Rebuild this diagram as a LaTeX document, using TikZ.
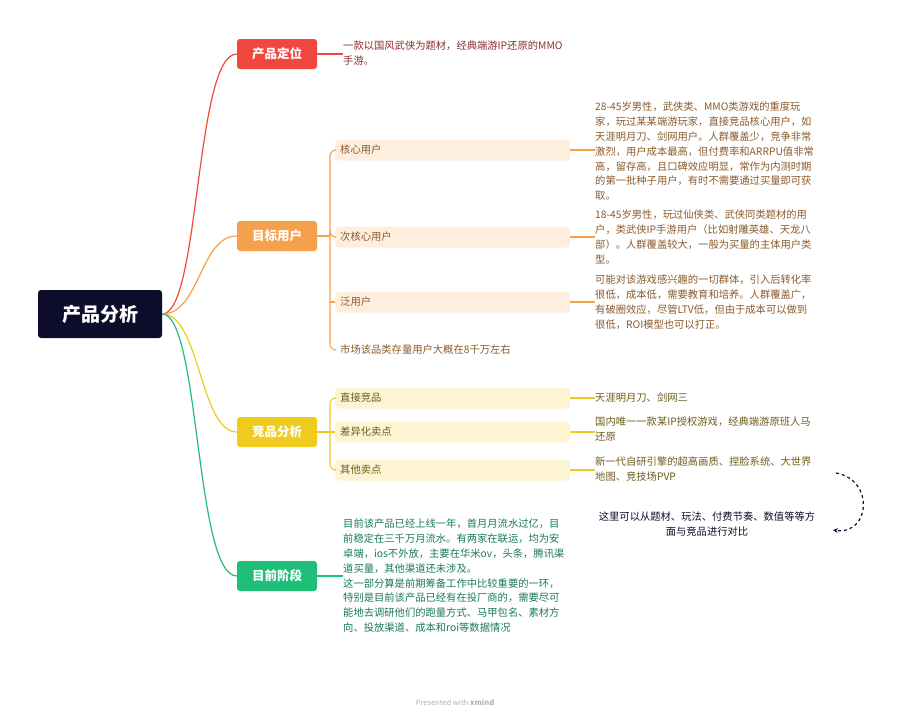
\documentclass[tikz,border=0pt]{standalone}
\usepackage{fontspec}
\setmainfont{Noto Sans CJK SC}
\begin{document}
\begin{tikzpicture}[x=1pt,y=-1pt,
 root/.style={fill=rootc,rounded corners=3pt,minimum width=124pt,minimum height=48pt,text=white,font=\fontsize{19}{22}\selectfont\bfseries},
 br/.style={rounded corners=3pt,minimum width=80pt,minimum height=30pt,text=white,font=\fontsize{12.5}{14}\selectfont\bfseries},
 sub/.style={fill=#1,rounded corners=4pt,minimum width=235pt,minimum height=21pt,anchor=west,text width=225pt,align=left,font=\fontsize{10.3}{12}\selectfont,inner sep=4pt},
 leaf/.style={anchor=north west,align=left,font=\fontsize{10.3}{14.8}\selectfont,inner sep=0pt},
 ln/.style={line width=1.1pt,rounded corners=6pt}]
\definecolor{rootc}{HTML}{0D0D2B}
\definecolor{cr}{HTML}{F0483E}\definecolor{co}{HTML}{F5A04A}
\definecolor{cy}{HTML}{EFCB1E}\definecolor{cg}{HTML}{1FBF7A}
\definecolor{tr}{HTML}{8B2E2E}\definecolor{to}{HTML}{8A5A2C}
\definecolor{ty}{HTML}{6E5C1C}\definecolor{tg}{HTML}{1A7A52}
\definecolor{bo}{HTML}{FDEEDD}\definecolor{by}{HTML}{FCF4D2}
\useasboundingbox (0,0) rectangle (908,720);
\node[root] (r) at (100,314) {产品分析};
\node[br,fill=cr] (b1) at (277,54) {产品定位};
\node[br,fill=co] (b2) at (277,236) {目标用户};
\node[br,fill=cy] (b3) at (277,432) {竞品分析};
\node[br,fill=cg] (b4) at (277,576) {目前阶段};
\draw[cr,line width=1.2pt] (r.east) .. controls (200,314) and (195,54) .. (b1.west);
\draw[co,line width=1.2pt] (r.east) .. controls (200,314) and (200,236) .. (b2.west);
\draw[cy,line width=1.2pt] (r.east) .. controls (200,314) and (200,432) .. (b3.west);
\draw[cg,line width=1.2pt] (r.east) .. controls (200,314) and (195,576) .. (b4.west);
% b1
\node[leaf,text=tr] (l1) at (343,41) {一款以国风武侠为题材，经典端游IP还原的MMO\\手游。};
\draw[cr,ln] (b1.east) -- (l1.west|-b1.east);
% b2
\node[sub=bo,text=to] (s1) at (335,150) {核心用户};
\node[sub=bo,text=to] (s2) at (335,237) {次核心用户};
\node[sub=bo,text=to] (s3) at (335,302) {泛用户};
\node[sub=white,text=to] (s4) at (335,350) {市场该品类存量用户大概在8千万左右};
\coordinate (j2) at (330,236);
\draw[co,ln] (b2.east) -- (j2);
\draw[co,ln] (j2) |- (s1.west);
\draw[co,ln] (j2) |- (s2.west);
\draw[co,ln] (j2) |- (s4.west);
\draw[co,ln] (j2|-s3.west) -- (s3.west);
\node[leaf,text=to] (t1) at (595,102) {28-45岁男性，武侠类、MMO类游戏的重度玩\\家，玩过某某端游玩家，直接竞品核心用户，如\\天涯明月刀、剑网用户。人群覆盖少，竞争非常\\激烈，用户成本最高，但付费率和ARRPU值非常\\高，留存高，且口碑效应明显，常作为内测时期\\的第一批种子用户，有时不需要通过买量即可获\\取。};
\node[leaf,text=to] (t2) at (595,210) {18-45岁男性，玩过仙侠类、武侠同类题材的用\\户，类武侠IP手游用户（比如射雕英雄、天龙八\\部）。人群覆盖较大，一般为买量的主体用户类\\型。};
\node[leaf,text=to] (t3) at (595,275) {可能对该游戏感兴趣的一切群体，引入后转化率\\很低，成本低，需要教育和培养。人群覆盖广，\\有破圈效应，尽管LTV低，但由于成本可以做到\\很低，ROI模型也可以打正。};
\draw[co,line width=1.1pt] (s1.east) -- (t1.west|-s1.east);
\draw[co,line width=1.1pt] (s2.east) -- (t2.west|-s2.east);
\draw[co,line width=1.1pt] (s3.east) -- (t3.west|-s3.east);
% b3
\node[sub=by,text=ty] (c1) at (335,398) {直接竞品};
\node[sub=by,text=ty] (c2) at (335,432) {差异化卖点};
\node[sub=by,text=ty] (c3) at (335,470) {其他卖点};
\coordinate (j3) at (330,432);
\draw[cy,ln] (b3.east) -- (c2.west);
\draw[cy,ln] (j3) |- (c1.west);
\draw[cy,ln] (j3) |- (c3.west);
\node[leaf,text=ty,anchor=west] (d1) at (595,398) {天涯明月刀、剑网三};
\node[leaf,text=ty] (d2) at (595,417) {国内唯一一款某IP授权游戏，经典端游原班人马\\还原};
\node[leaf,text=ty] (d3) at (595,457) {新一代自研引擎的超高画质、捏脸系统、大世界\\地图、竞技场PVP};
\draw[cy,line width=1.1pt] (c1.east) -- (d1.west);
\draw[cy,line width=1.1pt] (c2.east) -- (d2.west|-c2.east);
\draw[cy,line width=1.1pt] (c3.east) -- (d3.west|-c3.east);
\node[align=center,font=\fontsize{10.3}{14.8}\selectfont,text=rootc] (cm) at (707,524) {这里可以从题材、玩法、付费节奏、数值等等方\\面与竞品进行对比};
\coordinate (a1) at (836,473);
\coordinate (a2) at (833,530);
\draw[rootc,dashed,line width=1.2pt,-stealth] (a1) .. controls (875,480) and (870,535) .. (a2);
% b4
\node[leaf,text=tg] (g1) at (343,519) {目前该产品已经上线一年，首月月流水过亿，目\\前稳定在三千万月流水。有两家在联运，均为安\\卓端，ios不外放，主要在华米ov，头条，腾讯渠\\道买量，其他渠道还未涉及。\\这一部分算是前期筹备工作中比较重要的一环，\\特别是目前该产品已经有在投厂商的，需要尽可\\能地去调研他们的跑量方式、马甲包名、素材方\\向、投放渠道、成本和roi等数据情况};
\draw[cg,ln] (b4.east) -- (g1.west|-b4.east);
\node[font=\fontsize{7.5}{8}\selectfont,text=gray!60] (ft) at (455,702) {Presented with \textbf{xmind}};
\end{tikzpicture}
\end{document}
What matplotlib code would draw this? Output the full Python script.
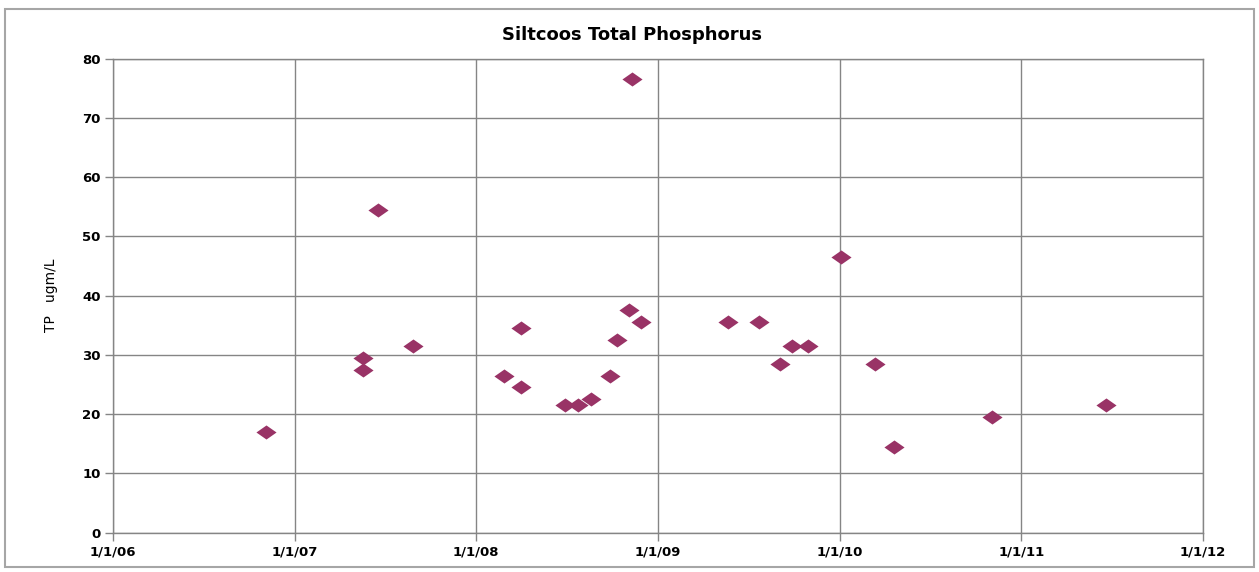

+ + + + +

Task instructions: Quote the records in their entirety, keeping the wording exact and excluding pictures.

Right answer:
Rebuild this diagram as a LaTeX document, using TikZ.
\documentclass[tikz,border=0pt]{standalone}
\usepackage{fontspec}
\setmainfont{Noto Sans CJK SC}
\begin{document}
\begin{tikzpicture}[x=1pt,y=-1pt,
 root/.style={fill=rootc,rounded corners=3pt,minimum width=124pt,minimum height=48pt,text=white,font=\fontsize{19}{22}\selectfont\bfseries},
 br/.style={rounded corners=3pt,minimum width=80pt,minimum height=30pt,text=white,font=\fontsize{12.5}{14}\selectfont\bfseries},
 sub/.style={fill=#1,rounded corners=4pt,minimum width=235pt,minimum height=21pt,anchor=west,text width=225pt,align=left,font=\fontsize{10.3}{12}\selectfont,inner sep=4pt},
 leaf/.style={anchor=north west,align=left,font=\fontsize{10.3}{14.8}\selectfont,inner sep=0pt},
 ln/.style={line width=1.1pt,rounded corners=6pt}]
\definecolor{rootc}{HTML}{0D0D2B}
\definecolor{cr}{HTML}{F0483E}\definecolor{co}{HTML}{F5A04A}
\definecolor{cy}{HTML}{EFCB1E}\definecolor{cg}{HTML}{1FBF7A}
\definecolor{tr}{HTML}{8B2E2E}\definecolor{to}{HTML}{8A5A2C}
\definecolor{ty}{HTML}{6E5C1C}\definecolor{tg}{HTML}{1A7A52}
\definecolor{bo}{HTML}{FDEEDD}\definecolor{by}{HTML}{FCF4D2}
\useasboundingbox (0,0) rectangle (908,720);
\node[root] (r) at (100,314) {产品分析};
\node[br,fill=cr] (b1) at (277,54) {产品定位};
\node[br,fill=co] (b2) at (277,236) {目标用户};
\node[br,fill=cy] (b3) at (277,432) {竞品分析};
\node[br,fill=cg] (b4) at (277,576) {目前阶段};
\draw[cr,line width=1.2pt] (r.east) .. controls (200,314) and (195,54) .. (b1.west);
\draw[co,line width=1.2pt] (r.east) .. controls (200,314) and (200,236) .. (b2.west);
\draw[cy,line width=1.2pt] (r.east) .. controls (200,314) and (200,432) .. (b3.west);
\draw[cg,line width=1.2pt] (r.east) .. controls (200,314) and (195,576) .. (b4.west);
% b1
\node[leaf,text=tr] (l1) at (343,41) {一款以国风武侠为题材，经典端游IP还原的MMO\\手游。};
\draw[cr,ln] (b1.east) -- (l1.west|-b1.east);
% b2
\node[sub=bo,text=to] (s1) at (335,150) {核心用户};
\node[sub=bo,text=to] (s2) at (335,237) {次核心用户};
\node[sub=bo,text=to] (s3) at (335,302) {泛用户};
\node[sub=white,text=to] (s4) at (335,350) {市场该品类存量用户大概在8千万左右};
\coordinate (j2) at (330,236);
\draw[co,ln] (b2.east) -- (j2);
\draw[co,ln] (j2) |- (s1.west);
\draw[co,ln] (j2) |- (s2.west);
\draw[co,ln] (j2) |- (s4.west);
\draw[co,ln] (j2|-s3.west) -- (s3.west);
\node[leaf,text=to] (t1) at (595,102) {28-45岁男性，武侠类、MMO类游戏的重度玩\\家，玩过某某端游玩家，直接竞品核心用户，如\\天涯明月刀、剑网用户。人群覆盖少，竞争非常\\激烈，用户成本最高，但付费率和ARRPU值非常\\高，留存高，且口碑效应明显，常作为内测时期\\的第一批种子用户，有时不需要通过买量即可获\\取。};
\node[leaf,text=to] (t2) at (595,210) {18-45岁男性，玩过仙侠类、武侠同类题材的用\\户，类武侠IP手游用户（比如射雕英雄、天龙八\\部）。人群覆盖较大，一般为买量的主体用户类\\型。};
\node[leaf,text=to] (t3) at (595,275) {可能对该游戏感兴趣的一切群体，引入后转化率\\很低，成本低，需要教育和培养。人群覆盖广，\\有破圈效应，尽管LTV低，但由于成本可以做到\\很低，ROI模型也可以打正。};
\draw[co,line width=1.1pt] (s1.east) -- (t1.west|-s1.east);
\draw[co,line width=1.1pt] (s2.east) -- (t2.west|-s2.east);
\draw[co,line width=1.1pt] (s3.east) -- (t3.west|-s3.east);
% b3
\node[sub=by,text=ty] (c1) at (335,398) {直接竞品};
\node[sub=by,text=ty] (c2) at (335,432) {差异化卖点};
\node[sub=by,text=ty] (c3) at (335,470) {其他卖点};
\coordinate (j3) at (330,432);
\draw[cy,ln] (b3.east) -- (c2.west);
\draw[cy,ln] (j3) |- (c1.west);
\draw[cy,ln] (j3) |- (c3.west);
\node[leaf,text=ty,anchor=west] (d1) at (595,398) {天涯明月刀、剑网三};
\node[leaf,text=ty] (d2) at (595,417) {国内唯一一款某IP授权游戏，经典端游原班人马\\还原};
\node[leaf,text=ty] (d3) at (595,457) {新一代自研引擎的超高画质、捏脸系统、大世界\\地图、竞技场PVP};
\draw[cy,line width=1.1pt] (c1.east) -- (d1.west);
\draw[cy,line width=1.1pt] (c2.east) -- (d2.west|-c2.east);
\draw[cy,line width=1.1pt] (c3.east) -- (d3.west|-c3.east);
\node[align=center,font=\fontsize{10.3}{14.8}\selectfont,text=rootc] (cm) at (707,524) {这里可以从题材、玩法、付费节奏、数值等等方\\面与竞品进行对比};
\coordinate (a1) at (836,473);
\coordinate (a2) at (833,530);
\draw[rootc,dashed,line width=1.2pt,-stealth] (a1) .. controls (875,480) and (870,535) .. (a2);
% b4
\node[leaf,text=tg] (g1) at (343,519) {目前该产品已经上线一年，首月月流水过亿，目\\前稳定在三千万月流水。有两家在联运，均为安\\卓端，ios不外放，主要在华米ov，头条，腾讯渠\\道买量，其他渠道还未涉及。\\这一部分算是前期筹备工作中比较重要的一环，\\特别是目前该产品已经有在投厂商的，需要尽可\\能地去调研他们的跑量方式、马甲包名、素材方\\向、投放渠道、成本和roi等数据情况};
\draw[cg,ln] (b4.east) -- (g1.west|-b4.east);
\node[font=\fontsize{7.5}{8}\selectfont,text=gray!60] (ft) at (455,702) {Presented with \textbf{xmind}};
\end{tikzpicture}
\end{document}
What matplotlib code would draw this? Output the full Python script.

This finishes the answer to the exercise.